§ **Directions for this task**
How many lines in the records below contain the word "chart"? Give only the number.

§ **Exercise data**
::::

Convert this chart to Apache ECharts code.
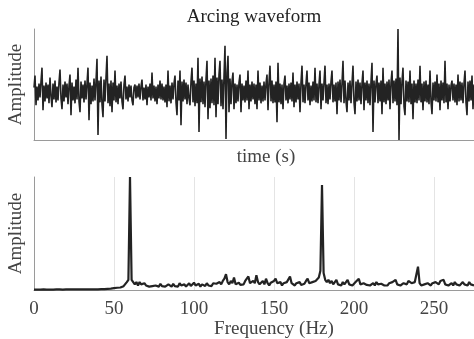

::::

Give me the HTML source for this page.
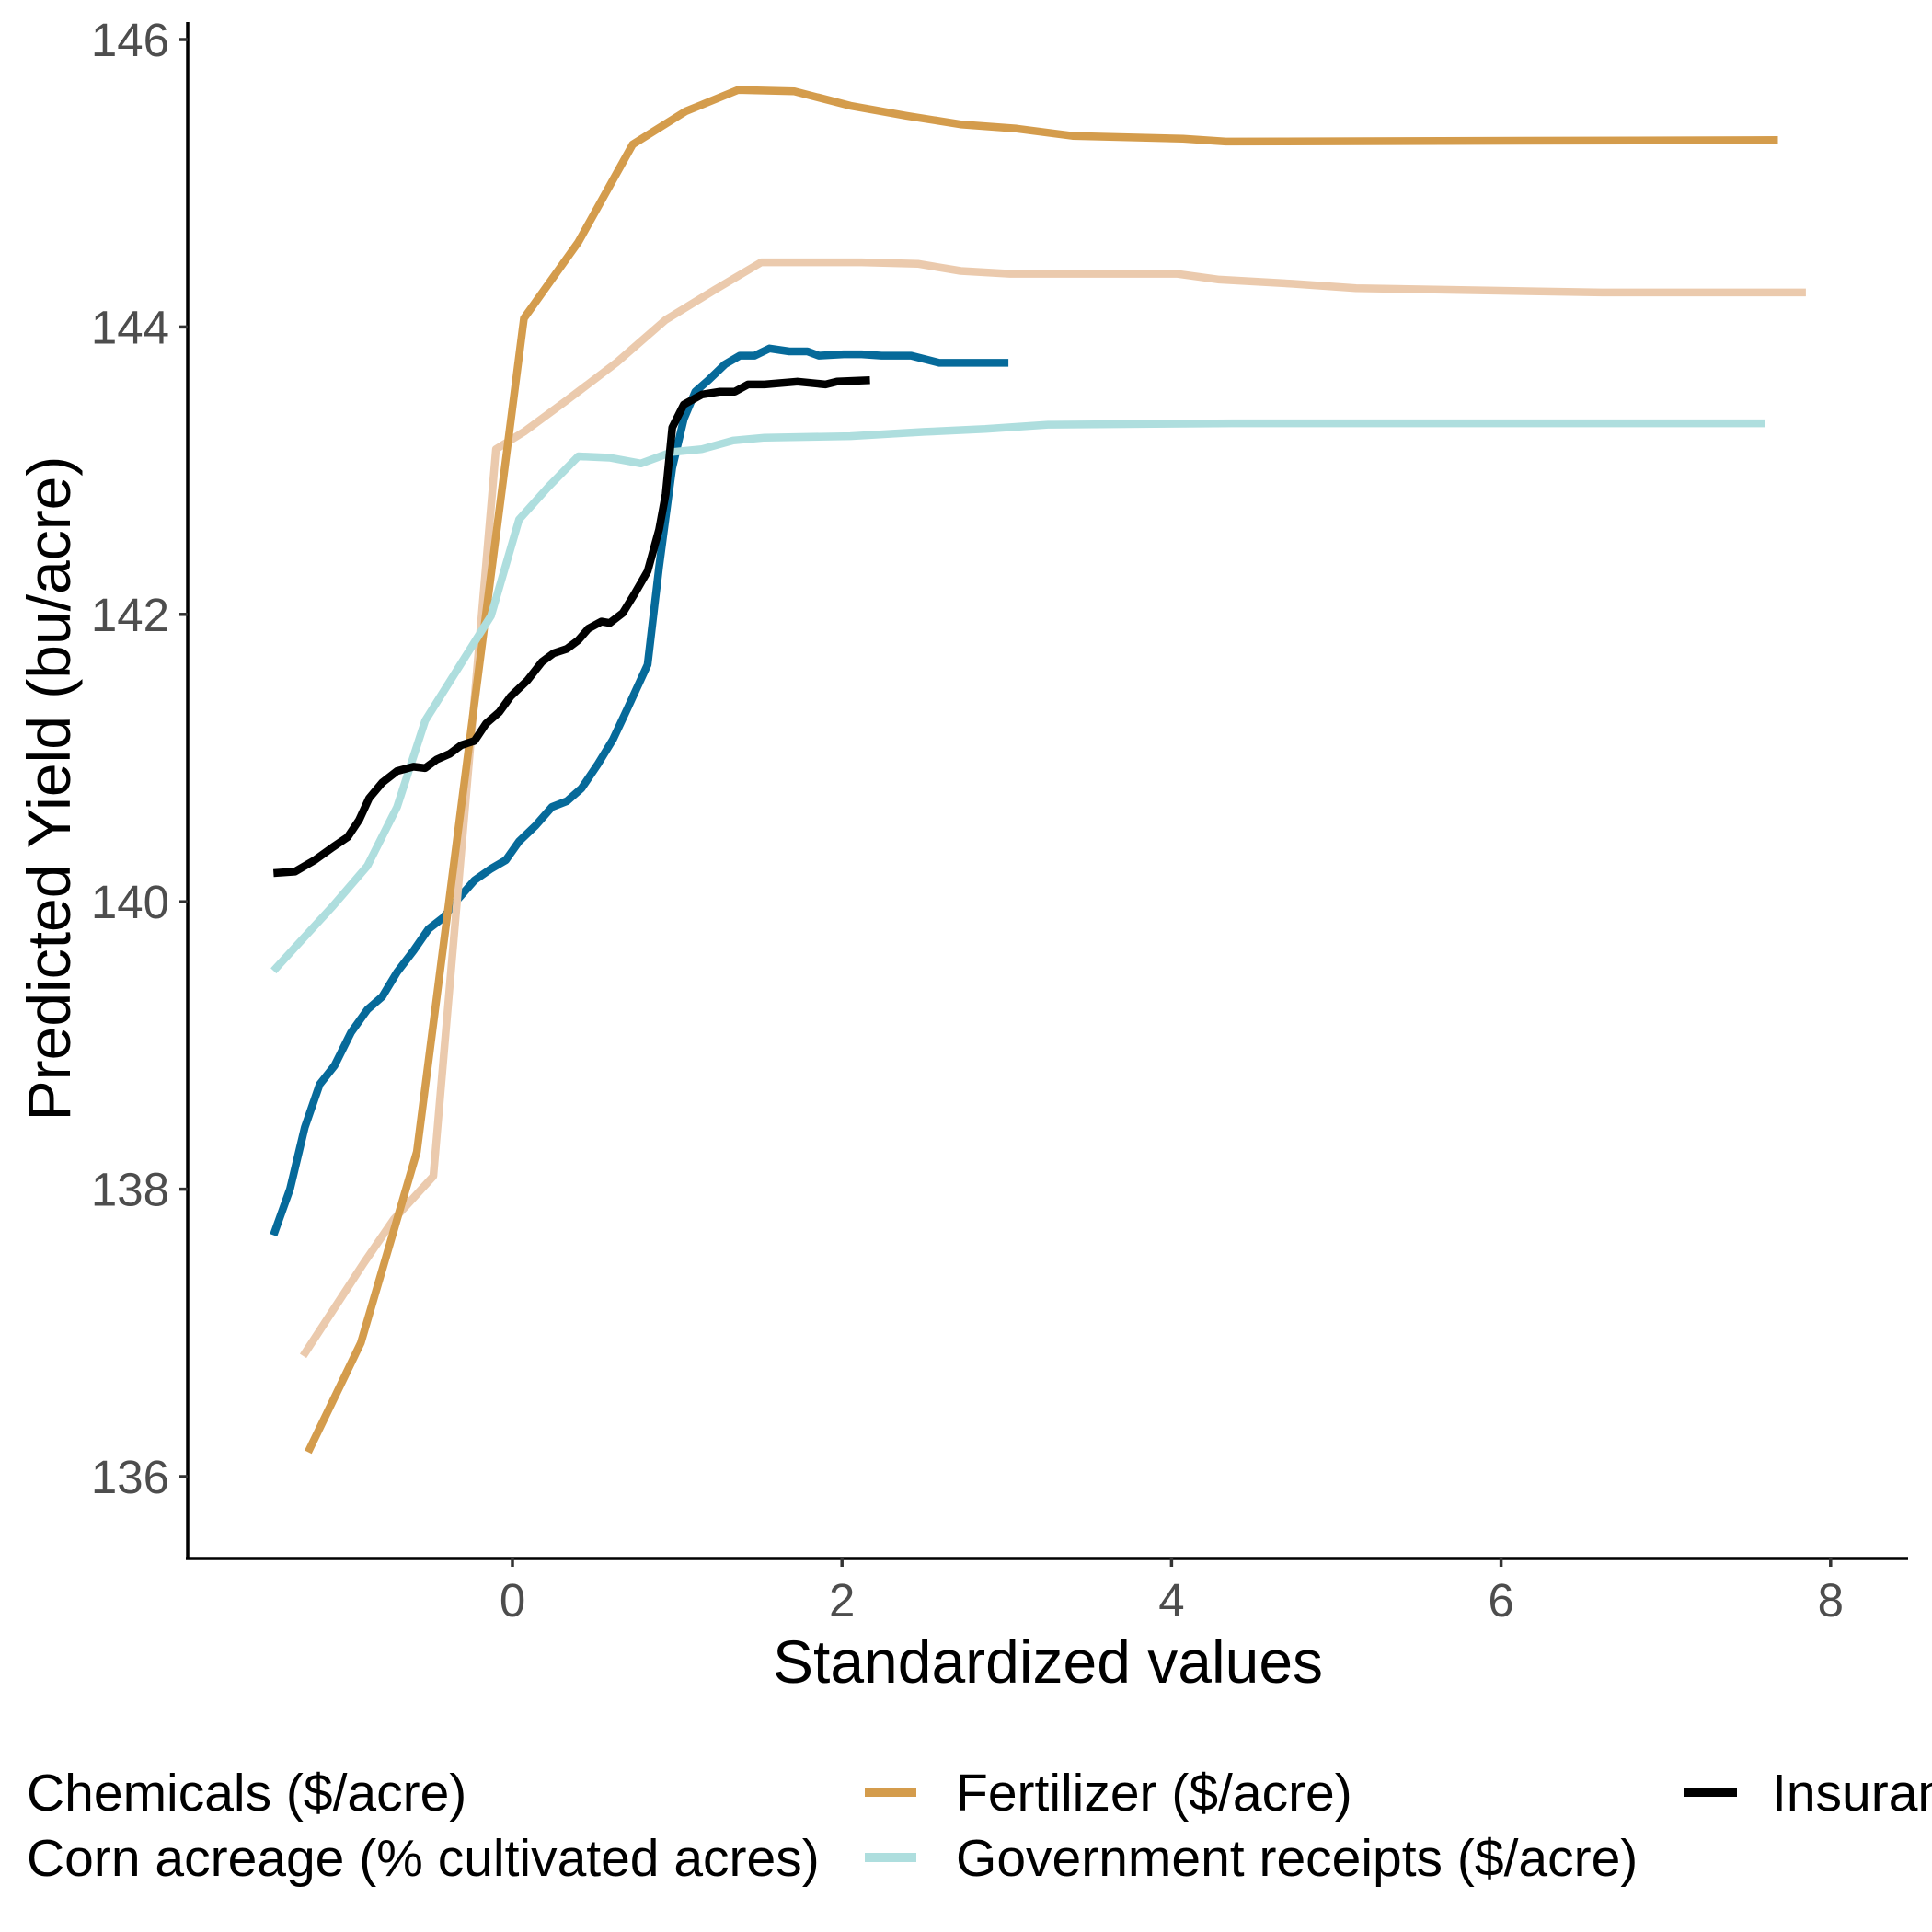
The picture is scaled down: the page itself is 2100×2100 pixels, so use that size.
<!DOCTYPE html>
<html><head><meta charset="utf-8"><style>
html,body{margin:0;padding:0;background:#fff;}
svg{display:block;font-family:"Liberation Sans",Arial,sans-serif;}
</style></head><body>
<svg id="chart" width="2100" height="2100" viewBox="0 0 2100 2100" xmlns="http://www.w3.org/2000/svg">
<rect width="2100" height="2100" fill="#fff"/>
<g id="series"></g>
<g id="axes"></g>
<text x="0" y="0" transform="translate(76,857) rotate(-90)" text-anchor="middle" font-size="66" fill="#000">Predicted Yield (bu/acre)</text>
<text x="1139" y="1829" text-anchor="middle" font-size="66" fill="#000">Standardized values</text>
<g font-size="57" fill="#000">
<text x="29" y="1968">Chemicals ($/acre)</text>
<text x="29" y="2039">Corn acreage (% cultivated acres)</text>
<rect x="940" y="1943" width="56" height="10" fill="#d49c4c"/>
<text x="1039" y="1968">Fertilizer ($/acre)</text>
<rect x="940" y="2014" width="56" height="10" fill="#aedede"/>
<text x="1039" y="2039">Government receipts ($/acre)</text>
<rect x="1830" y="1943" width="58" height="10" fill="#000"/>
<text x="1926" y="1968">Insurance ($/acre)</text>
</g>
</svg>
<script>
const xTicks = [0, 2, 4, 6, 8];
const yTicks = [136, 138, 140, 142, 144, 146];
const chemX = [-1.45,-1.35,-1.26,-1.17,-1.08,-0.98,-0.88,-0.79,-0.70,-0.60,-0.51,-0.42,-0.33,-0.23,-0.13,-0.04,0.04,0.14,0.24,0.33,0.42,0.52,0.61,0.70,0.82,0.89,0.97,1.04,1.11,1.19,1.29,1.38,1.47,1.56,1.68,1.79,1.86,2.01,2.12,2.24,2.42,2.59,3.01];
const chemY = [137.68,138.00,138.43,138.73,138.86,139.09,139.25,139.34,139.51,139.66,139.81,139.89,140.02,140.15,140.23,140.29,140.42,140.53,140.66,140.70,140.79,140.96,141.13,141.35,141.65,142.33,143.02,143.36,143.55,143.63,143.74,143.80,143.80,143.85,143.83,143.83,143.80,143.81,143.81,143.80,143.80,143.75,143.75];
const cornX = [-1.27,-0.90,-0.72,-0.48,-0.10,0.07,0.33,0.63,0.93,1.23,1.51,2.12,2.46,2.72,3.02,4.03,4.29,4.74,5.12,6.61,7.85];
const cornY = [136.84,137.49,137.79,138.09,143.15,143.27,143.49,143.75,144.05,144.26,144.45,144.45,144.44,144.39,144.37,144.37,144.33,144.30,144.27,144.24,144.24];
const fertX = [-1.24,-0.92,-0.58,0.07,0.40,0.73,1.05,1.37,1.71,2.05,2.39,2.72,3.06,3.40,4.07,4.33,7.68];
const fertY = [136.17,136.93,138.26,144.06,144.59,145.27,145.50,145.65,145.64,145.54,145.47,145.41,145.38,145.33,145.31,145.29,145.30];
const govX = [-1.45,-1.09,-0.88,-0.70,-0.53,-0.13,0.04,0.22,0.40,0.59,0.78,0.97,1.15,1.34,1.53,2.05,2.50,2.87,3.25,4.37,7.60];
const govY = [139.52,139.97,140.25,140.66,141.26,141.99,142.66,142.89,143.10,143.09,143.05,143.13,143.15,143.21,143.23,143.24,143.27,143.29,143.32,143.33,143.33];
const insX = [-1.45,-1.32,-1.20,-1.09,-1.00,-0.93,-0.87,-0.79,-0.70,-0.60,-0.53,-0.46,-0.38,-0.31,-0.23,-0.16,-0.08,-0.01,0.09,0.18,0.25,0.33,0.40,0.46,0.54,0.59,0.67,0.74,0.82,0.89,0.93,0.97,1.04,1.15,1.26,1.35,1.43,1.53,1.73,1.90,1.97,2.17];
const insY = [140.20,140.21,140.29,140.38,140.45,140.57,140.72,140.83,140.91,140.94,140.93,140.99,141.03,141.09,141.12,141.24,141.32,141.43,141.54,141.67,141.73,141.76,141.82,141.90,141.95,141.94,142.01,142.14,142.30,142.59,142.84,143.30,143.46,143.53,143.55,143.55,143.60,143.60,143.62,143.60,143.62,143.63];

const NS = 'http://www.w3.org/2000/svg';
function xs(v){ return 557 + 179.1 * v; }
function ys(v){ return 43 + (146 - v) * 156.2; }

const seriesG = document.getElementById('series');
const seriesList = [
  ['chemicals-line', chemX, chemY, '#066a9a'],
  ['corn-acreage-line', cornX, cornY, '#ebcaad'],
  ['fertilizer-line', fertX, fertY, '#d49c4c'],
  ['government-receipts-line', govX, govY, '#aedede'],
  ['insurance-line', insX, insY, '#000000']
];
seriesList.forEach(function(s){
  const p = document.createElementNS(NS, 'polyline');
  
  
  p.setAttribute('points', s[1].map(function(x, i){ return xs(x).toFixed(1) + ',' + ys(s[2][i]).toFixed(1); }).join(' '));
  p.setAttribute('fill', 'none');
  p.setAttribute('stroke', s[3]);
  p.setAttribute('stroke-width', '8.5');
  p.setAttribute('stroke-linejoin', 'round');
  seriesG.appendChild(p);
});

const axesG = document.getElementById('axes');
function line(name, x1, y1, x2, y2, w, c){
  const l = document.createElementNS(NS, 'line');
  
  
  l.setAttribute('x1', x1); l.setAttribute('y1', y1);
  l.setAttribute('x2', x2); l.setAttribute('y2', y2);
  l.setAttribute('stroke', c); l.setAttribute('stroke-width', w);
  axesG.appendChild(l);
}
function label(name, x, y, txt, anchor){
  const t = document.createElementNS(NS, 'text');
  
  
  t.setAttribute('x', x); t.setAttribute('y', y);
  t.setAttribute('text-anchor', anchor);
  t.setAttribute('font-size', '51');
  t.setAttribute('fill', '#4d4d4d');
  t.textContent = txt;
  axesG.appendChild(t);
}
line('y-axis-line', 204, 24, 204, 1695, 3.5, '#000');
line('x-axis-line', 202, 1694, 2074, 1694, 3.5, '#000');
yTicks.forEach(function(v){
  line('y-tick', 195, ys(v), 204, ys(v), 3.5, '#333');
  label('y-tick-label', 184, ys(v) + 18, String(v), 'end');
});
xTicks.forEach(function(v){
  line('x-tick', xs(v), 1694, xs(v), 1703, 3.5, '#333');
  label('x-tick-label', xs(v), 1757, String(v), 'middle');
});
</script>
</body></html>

::::

§ **Exercise output**
2